So each device is going to have obviously to app installation. So yes, it will know if it’s your device or my device, your wife’s device. And then you’re all tracking your time independent. Now you can compete. So you can say, “Hey, our family’s going to compete against each other. We’re going to set family goals,” or that type of thing.

Nathan Sutherland:

Loser has to buy ice cream.

Heath Wilson:

That’s exactly it. Or you get an allowance, you have this much time or you’re allowed to take the car out. There’s a bunch of different ways.

Nathan Sutherland:

Okay. All right. So it tracks individually. It tracks as a family. Does the box lock?

Heath Wilson:

No.

Nathan Sutherland:

Okay. So it’s not a time capsule situation.

Heath Wilson:

No.

Nathan Sutherland:

It’s simply an sight out of mind barrier. You drop this thing in and it-

Heath Wilson:

Yeah. One of the learnings we had early on is we couldn’t take a heavy-handed solution to this problem. Look, I would argue that, again, we’re very pro phone, we’re very pro technology. I would probably categorize this as anti screen time. So there are times when you need your phone. I mean, I’m at work, I need my phone. The classic examples, moms, when their kids are at school, typically are not going to put their phone away because they may get a call from the doctor or the school to come pick them up. So there are times that it makes sense to have your phone. We’re helping you build habits around those times where it doesn’t make sense. But because of that, we didn’t want to lock it. We didn’t want to tell you, put you in airplane mode. We didn’t want to do anything that embedded friction into the process. In fact, the whole goal is to remove as much friction as possible, so again, that it’s easy and becomes easier to put down your phone.

Nathan Sutherland:

Love that. And that’s for those 45 minutes a day, four hours on the weekend. Everyone can picture that one hour a day. We’re like, all right, this is our hour away, which is incredible. If we can choose to claim one hour a day or 30 minutes twice, whatever it is, if you can claim that, and that’s tech free, distraction free. Can I drop my smartwatch in there? Can I do that? Will that work?

Heath Wilson:

You can. And we haven’t built the app for the smartwatch. But I would actually argue that the smartwatch is kind of a great middle gap. So for those that are afraid of missing a call, the smartwatch is terrific. You typically don’t get lost doom scrolling on a smartwatch, or you look really awkward if you’re doing it. So we found that that’s a great addition.

Nathan Sutherland:

Great in between, between the two. That’s amazing. I guess let me ask first then, what does it look like for your family? Since you mentioned you were kind of testing this out, you made this for your family and for your co-founder’s family. What does that look like for you guys since this launched back in fall of last year, in this journey?

Heath Wilson:

Well, we’ve been testing for years, right? Because we started this few years ago. But in a short phrase, I would say it’s changed everything. For us, we’ve built kind of a digital muscle around not feeling so dependent to have it with us all the time. So it’s almost a reflex at this point. When we walk in the house, we’re using it. One thing I’ve learned, which is quite funny actually, is that I’m just not that important. So a lot of times, you carry your phone around, you think you’re important, you need to be accessible. That’s just not the reality. I’ve also become way more comfortable that, look, if something does happen at 2:30 AM with a grandparent or with someone else, the reality is I’m not going to be able to do anything. And me finding out about it at 6:30 AM is not going to change anything.

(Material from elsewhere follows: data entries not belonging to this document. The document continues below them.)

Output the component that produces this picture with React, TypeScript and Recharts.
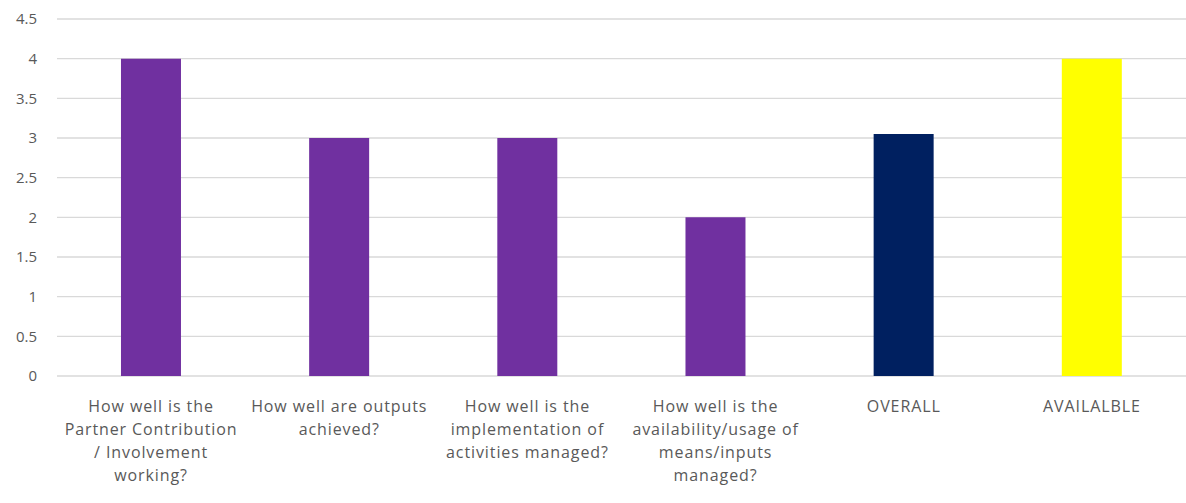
import { BarChart, Bar, XAxis, YAxis, CartesianGrid, Cell } from "recharts";

const categories = [
  "How well is the\nPartner Contribution\n/ Involvement\nworking?",
  "How well are outputs\nachieved?",
  "How well is the\nimplementation of\nactivities managed?",
  "How well is the\navailability/usage of\nmeans/inputs\nmanaged?",
  "OVERALL",
  "AVAILALBLE",
];
const scores = [4, 3, 3, 2, 3.05, 4];
const barColors = ["#7030A0", "#7030A0", "#7030A0", "#7030A0", "#002060", "#FFFF00"];
const yTicks = [0, 0.5, 1, 1.5, 2, 2.5, 3, 3.5, 4, 4.5];

const data = categories.map((name, i) => ({ name, score: scores[i] }));

const fontFamily = "'Open Sans', 'Noto Sans', sans-serif";

function CategoryTick(props: any) {
  const { x, y, payload } = props;
  const lines = String(payload.value).split("\n");
  return (
    <text
      x={x}
      y={y}
      textAnchor="middle"
      fill="#595959"
      fontSize={16}
      letterSpacing={0.9}
      fontFamily={fontFamily}
    >
      {lines.map((line, i) => (
        <tspan key={i} x={x} dy={i === 0 ? 34 : 23}>
          {line}
        </tspan>
      ))}
    </text>
  );
}

export default function App() {
  return (
    <div style={{ position: "absolute", left: 0, top: 0, background: "#fff" }}>
      <BarChart
        width={1186}
        height={503}
        data={data}
        margin={{ top: 19, right: 0, left: 0, bottom: 0 }}
        barCategoryGap="34%"
      >
        <CartesianGrid vertical={false} stroke="#d9d9d9" strokeWidth={1.3} />
        <XAxis
          dataKey="name"
          axisLine={false}
          tickLine={false}
          height={127}
          interval={0}
          tickSize={0}
          tick={<CategoryTick />}
        />
        <YAxis
          domain={[0, 4.5]}
          ticks={yTicks}
          width={57}
          axisLine={false}
          tickLine={false}
          tickSize={0}
          tickMargin={20}
          tick={{ fill: "#595959", fontSize: 15, fontFamily }}
        />
        <Bar dataKey="score" isAnimationActive={false}>
          {data.map((_, i) => (
            <Cell key={i} fill={barColors[i]} />
          ))}
        </Bar>
      </BarChart>
    </div>
  );
}
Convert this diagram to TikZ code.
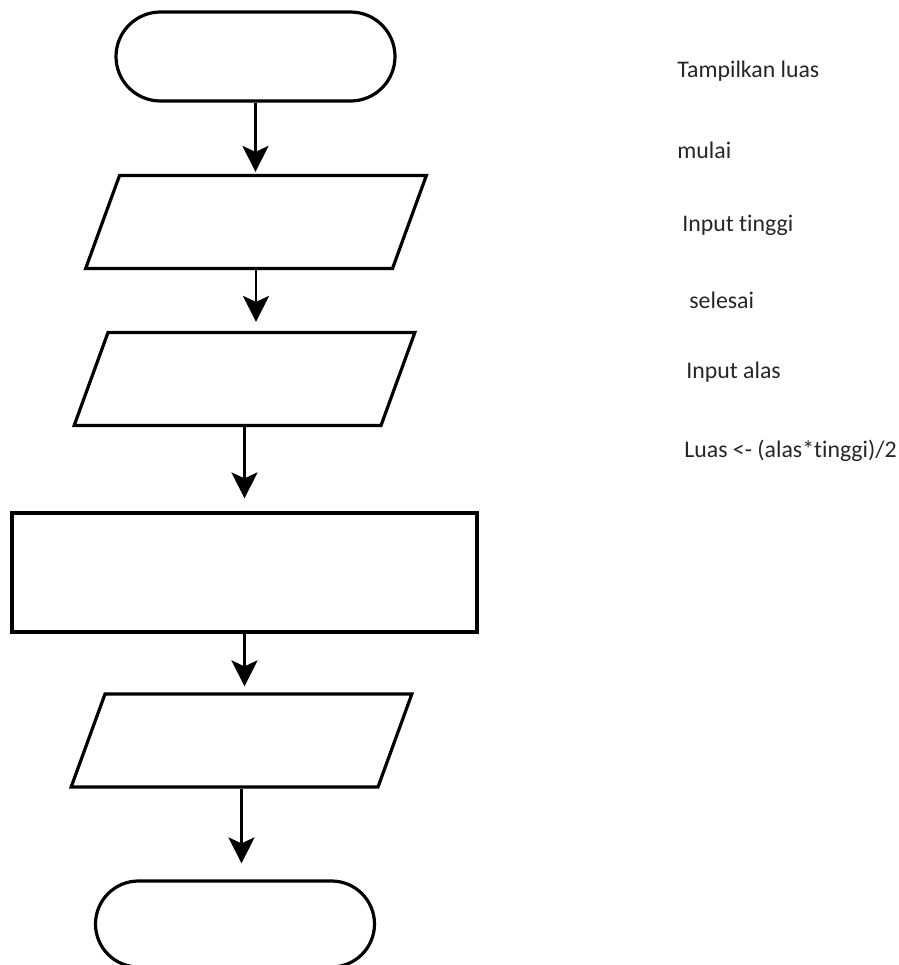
\documentclass[tikz,border=0pt]{standalone}
\usepackage{fontspec}
\setmainfont[Ligatures=NoCommon]{Carlito}
\usetikzlibrary{shapes.geometric,shapes.misc,arrows.meta,positioning}
\tikzset{
  terminal/.style={
      rounded rectangle, draw, line width=1.6pt, inner sep=0pt,
      minimum width=139.5pt, minimum height=44.5pt
    },
  inout/.style={
      trapezium, trapezium left angle=70, trapezium right angle=110,
      draw, line width=1.6pt, inner xsep=68.25pt, inner ysep=23.25pt
    },
  process/.style={
      rectangle, draw, line width=1.6pt, inner sep=0pt,
      minimum width=232.5pt, minimum height=59.5pt
    },
  flow/.style={-{Stealth[length=13pt,width=13pt,inset=3pt]}, line width=1.4pt},
  legend/.style={anchor=base west, inner sep=0pt, text=black!85,
      font=\fontsize{11.9}{14}\selectfont}
}

\begin{document}
\begin{tikzpicture}[x=0.5pt, y=-0.5pt]
  % page of the scan
  \useasboundingbox (0,0) rectangle (899,965);
  \clip (0,0) rectangle (899,965);

  % flowchart shapes
  \node[terminal] (mulai) at (255.5,56.5) {};
  \node[inout] (inAlas) at (256,222) {};
  \node[inout] (inTinggi) at (244.5,379) {};
  \node[process] (hitung) at (244.5,572.5) {};
  \node[inout] (tampil) at (241.5,740.5) {};
  \node[terminal, minimum height=43pt] (selesai) at (235,924) {};

  % arrows between the shapes
  \draw[flow, shorten >=1pt] (mulai.south) -- (mulai.south |- inAlas.north);
  \draw[flow, shorten >=4.5pt] (inAlas.south) -- (inAlas.south |- inTinggi.north);
  \draw[flow, shorten >=6.5pt] (inTinggi.south) -- (inTinggi.south |- hitung.north);
  \draw[flow, shorten >=3pt] (hitung.south) -- (hitung.south |- tampil.north);
  \draw[flow, shorten >=8pt] (tampil.south) -- (tampil.south |- selesai.north);

  % texts for the shapes
  \node[legend] (txtTampil) at (677,77.5) {Tampilkan luas};
  \node[legend] (txtMulai) at (677,158) {mulai};
  \node[legend] (txtTinggi) at (682,231.5) {Input tinggi};
  \node[legend] (txtSelesai) at (689,308) {selesai};
  \node[legend] (txtAlas) at (686,378) {Input alas};
  \node[legend] (txtLuas) at (684,457.5) {Luas <- (alas*tinggi)/2};
\end{tikzpicture}
\end{document}
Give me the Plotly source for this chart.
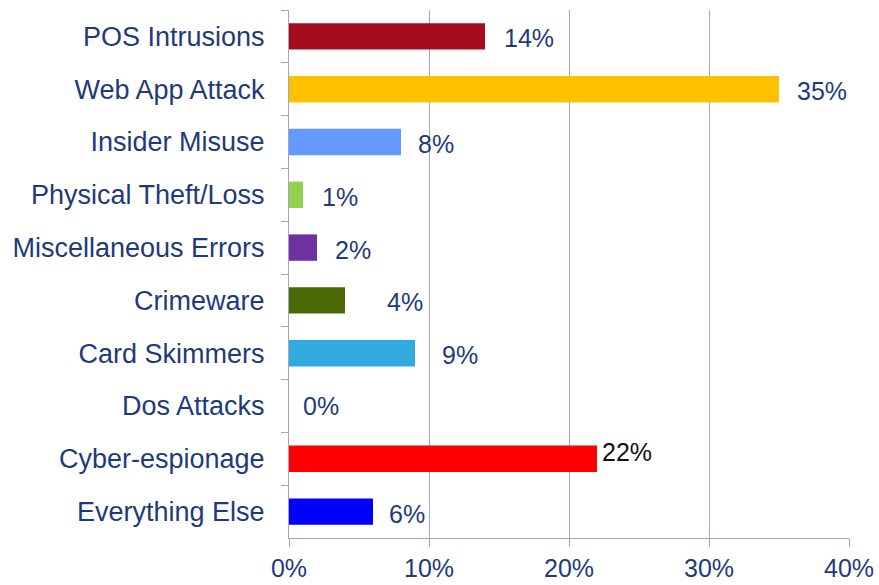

So I probably become just a little less fear driven, if that makes sense. Sure. But for us, family dinner’s always phone free. For me in the morning, I’ve got a rhythm and a routine around not having the phone with me. None of my kids sleep with their phones in their bedrooms at night. Now you don’t have to have an Aro to do that. That could just be a rule in the house. But I will tell you what’s fascinating is when I ask my teenagers about that, they said, “No, no, dad, every one of our friends has their phone in their bedroom at night.” So it’s way more prevalent than we probably think. And I would argue it’s way more serious than maybe we’re approaching this because just what we’re really talking about doing is restoring relationships and you put your phone down. And man, if we’re not putting some guardrails, if we’re not putting the systems in place, we’re just setting our kids up for failure in the future. So we’re pretty passionate about making a change there.

Nathan Sutherland:

No, that’s huge. And I want to hear the rest… Anyway, I have a follow up on that. But I want to just emphasize that idea of, yeah, there’s so much research talking about having a phone in the bedroom. And I have yet to find a study where it says it’s a good idea. We all do it, but I have zero… I have evidence that talks about bullies and about predators and about pornography and about anxiety and about sleep and about mental health and about. I can find you studies from the last 10 years on that. I don’t have a single one that’s like, oh, it’s a net gain. Here’s the reason you should keep doing it. And yet, nine out of 10, I’m certain that is accurate to real life for the number of kids who have smartphones that actually keep them on them throughout the night.

I mean, if adults are doing it, why wouldn’t the kids? So the two questions then, you mentioned your kids leave them out of the room, and that’s been a benefit that has changed kind of the way your family functionally works around the smartphone and that you are tech. How does it work when those kids normally have a phone on them, come to your house? Just how do you guys handle it? Not Aro specifically as far as the way you guys made the brand or the product, but how does that look when people visit?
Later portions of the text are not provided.